科学と宗教が解明しようとする死後の世界

 この男性の話は、世界中で報告される数多くの臨死体験の一例にすぎない。カナダのアンバー・カヴァナーという女性は、43歳のときに2度の脳卒中を経験し、「天国と地上の境界」に訪れたと証言している。彼女は幽体離脱をし、自分の遺体のそばで泣く夫の姿を見たと語る。

 近年の研究では、死の瞬間に脳内で「嵐」または「活動の急増」が起こることが明らかになっている。『ガーディアン』紙の報道によれば、臨死体験を研究する学者たちは大きく三つの派閥に分かれるという。

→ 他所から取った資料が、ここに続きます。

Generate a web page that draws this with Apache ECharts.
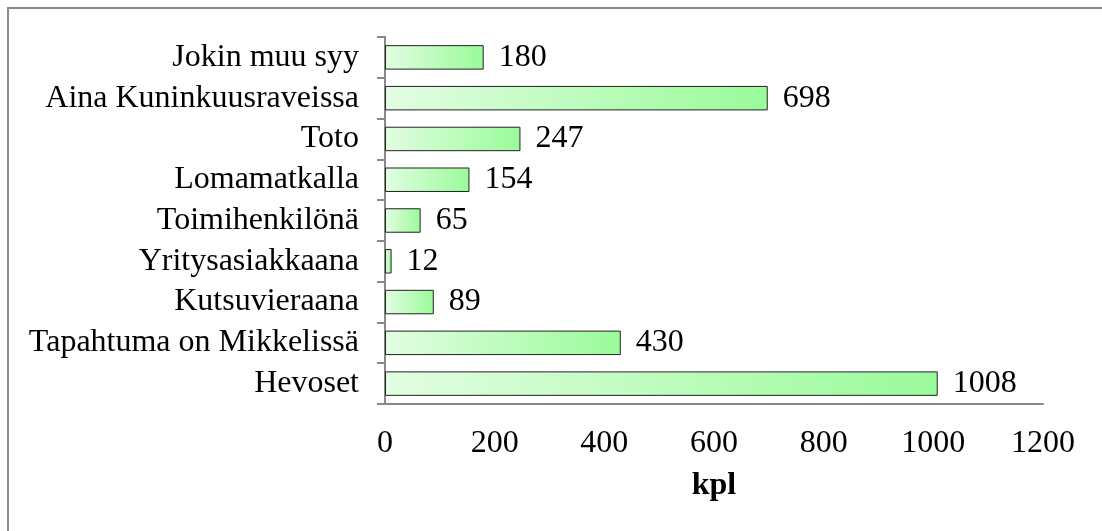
<!DOCTYPE html>
<html>
	<head>
		<meta charset="utf-8" />
		<title></title>
		<style>
			html, body { margin: 0; padding: 0; background: #fff; }
			#chart { width: 1102px; height: 531px; }
		</style>
	</head>
	<body>
		<div id="chart"></div>
	</body>
	<script src="https://cdn.jsdelivr.net/npm/echarts@6/dist/echarts.min.js" type="text/javascript" charset="utf-8"></script>
	<script type="text/javascript">
		// categories from bottom to top
		var categories = ["Hevoset", "Tapahtuma on Mikkelissä", "Kutsuvieraana", "Yritysasiakkaana",
			"Toimihenkilönä", "Lomamatkalla", "Toto", "Aina Kuninkuusraveissa", "Jokin muu syy"];
		var counts = [1008, 430, 89, 12, 65, 154, 247, 698, 180];
		var xTicks = [0, 200, 400, 600, 800, 1000, 1200];

		var font = '"Liberation Serif", "Times New Roman", serif';
		var axisGray = '#898989';
		var fs = 32;

		var myChart = echarts.init(document.getElementById('chart'));
		var option = {
			animation: false,
			textStyle: { fontFamily: font },
			graphic: [{
				type: 'rect',
				shape: { x: 8, y: 8, width: 1300, height: 700 },
				style: { fill: 'none', stroke: axisGray, lineWidth: 2 }
			}],
			grid: { left: 385, right: 59, top: 37, bottom: 127 },
			xAxis: {
				type: 'value',
				min: xTicks[0],
				max: xTicks[xTicks.length - 1],
				interval: 200,
				name: 'kpl',
				nameLocation: 'middle',
				nameGap: 66,
				nameTextStyle: { fontFamily: font, fontSize: fs, fontWeight: 'bold', color: '#000' },
				axisLine: { show: true, lineStyle: { color: axisGray, width: 2 } },
				axisTick: { show: false },
				splitLine: { show: false },
				axisLabel: {
					fontFamily: font, fontSize: fs, color: '#000', margin: 24,
					formatter: function (v) { return String(v); }
				}
			},
			yAxis: {
				type: 'category',
				data: categories,
				axisLine: { show: true, lineStyle: { color: axisGray, width: 2 } },
				axisTick: { show: true, interval: 0, length: 8, lineStyle: { color: axisGray, width: 2 } },
				axisLabel: { interval: 0, hideOverlap: false, fontFamily: font, fontSize: fs, color: '#000', margin: 26 }
			},
			series: [{
				type: 'bar',
				data: counts,
				barCategoryGap: '40%',
				itemStyle: {
					color: new echarts.graphic.LinearGradient(0, 0, 1, 0, [
						{ offset: 0, color: '#e2fde2' },
						{ offset: 1, color: '#9afb9a' }
					]),
					borderColor: '#222',
					borderWidth: 1
				},
				label: {
					show: true,
					position: 'right',
					distance: 15,
					fontFamily: font,
					fontSize: fs,
					color: '#000'
				}
			}]
		};
		myChart.setOption(option);
	</script>
</html>
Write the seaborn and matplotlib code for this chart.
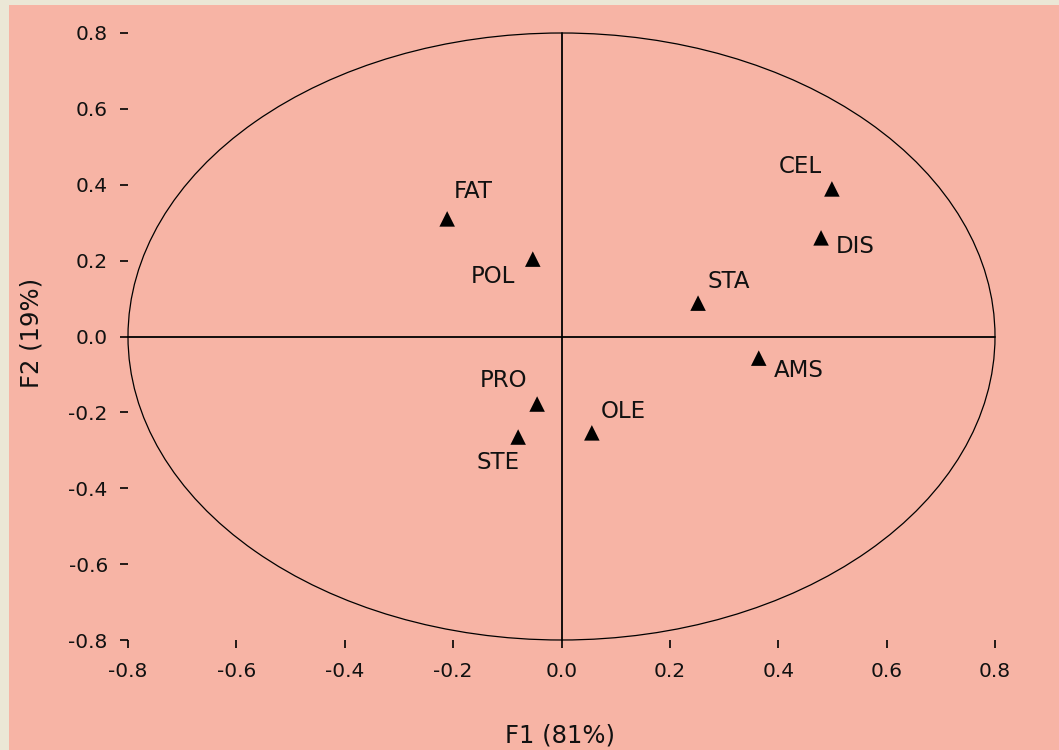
import matplotlib
matplotlib.use("Agg")
import matplotlib.pyplot as plt
from matplotlib.patches import Ellipse, Rectangle
import pandas as pd
import seaborn as sns

# PCA loadings
labels = ["FAT", "POL", "PRO", "STE", "OLE", "CEL", "DIS", "STA", "AMS"]
f1 = [-0.211, -0.053, -0.045, -0.080, 0.056, 0.499, 0.479, 0.252, 0.364]
f2 = [0.310, 0.204, -0.178, -0.265, -0.254, 0.389, 0.260, 0.088, -0.057]
ticks = [-0.8, -0.6, -0.4, -0.2, 0.0, 0.2, 0.4, 0.6, 0.8]

# label placement (pixels from the marker)
offsets = {
    "FAT": (26, 27), "POL": (-40, -17), "PRO": (-34, 24),
    "STE": (-20, -25), "OLE": (31, 21), "CEL": (-32, 22),
    "DIS": (34, -9), "STA": (31, 22), "AMS": (40, -12),
}

SALMON = "#f7b4a5"
BEIGE = "#ebe7d6"

sns.set_style("white")
plt.rcParams["font.family"] = ["DejaVu Sans"]

df = pd.DataFrame({"var": labels, "F1": f1, "F2": f2})

fig = plt.figure(figsize=(10.59, 7.50), dpi=100, facecolor=BEIGE)
fig.patches.append(Rectangle((9 / 1059, 0), 1, 745 / 750, transform=fig.transFigure,
                             facecolor=SALMON, edgecolor="none", zorder=-10))
ax = fig.add_axes([128 / 1059, 110 / 750, 867 / 1059, 607 / 750])
ax.set_facecolor("none")

ax.add_patch(Ellipse((0, 0), 1.6, 1.6, fill=False, edgecolor="black", lw=0.9, clip_on=False))
ax.plot([-0.8, 0.8], [0, 0], color="black", lw=1.3, clip_on=False)
ax.plot([0, 0], [-0.8, 0.8], color="black", lw=1.3, clip_on=False)

sns.scatterplot(data=df, x="F1", y="F2", marker="^", s=125, color="black",
                edgecolor="none", ax=ax, zorder=3, clip_on=False)

for lab, x, y in zip(labels, f1, f2):
    dx, dy = offsets[lab]
    ax.annotate(lab, (x, y), xytext=(dx, dy), textcoords="offset pixels",
                ha="center", va="center", fontsize=16.5, color="#111111")

ax.set_xlim(-0.8, 0.8)
ax.set_ylim(-0.8, 0.8)
ax.set_xticks(ticks)
ax.set_yticks(ticks)
ax.set_xticklabels([f"{t:.1f}" for t in ticks])
ax.set_yticklabels([f"{t:.1f}" for t in ticks])
ax.set_xlabel("")
ax.set_ylabel("")
for s in ax.spines.values():
    s.set_visible(False)
ax.tick_params(axis="both", direction="out", length=5.5, width=1.2, color="black",
               labelsize=14.5, labelcolor="#111111", bottom=True, left=True)
ax.tick_params(axis="x", pad=10)
ax.tick_params(axis="y", pad=9)

fig.text(560 / 1059, 1 - 735 / 750, "F1 (81%)", ha="center", va="center",
         fontsize=17.5, color="#111111")
fig.text(32 / 1059, 1 - 333 / 750, "F2 (19%)", ha="center", va="center",
         rotation=90, fontsize=17.5, color="#111111")

fig.savefig("out.png", dpi=100, facecolor=BEIGE)
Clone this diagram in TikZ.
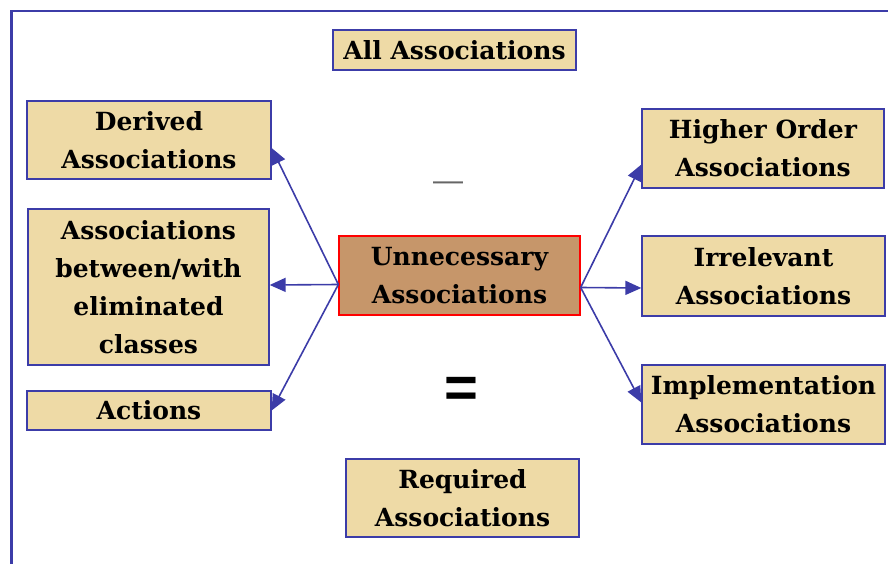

 一つは、「物理主義者(フィジカリスト)」であり、死を純粋に生物学的な現象として捉える立場である。もう一つは「超心理学者(パラサイコロジスト)」であり、意識が死後も存続する可能性を探る。最後に、「スピリチュアリスト(霊的信奉者)」の立場をとる研究者もおり、宗教的な観点から死後の世界を研究している。

 脳神経学者ジモ・ボルジギン教授の研究では、生命維持装置を外された患者の脳の特定の領域が極めて活発になることが確認された。その活動は、目覚めた状態や鮮明な夢を見ているときと同じレベルであり、さらには共感に関係する脳領域も活発化していた。

 死後の世界についての議論は、科学と信仰が交錯する分野であり、明確な結論はまだ存在しない。しかし、今回の証言のように、死の間際に何かしらの体験をする人々は後を絶たない。彼らの語る物語が幻覚なのか、あるいは本当に異世界への扉が開かれているのか、それを解明するにはまだ時間がかかるのかもしれない。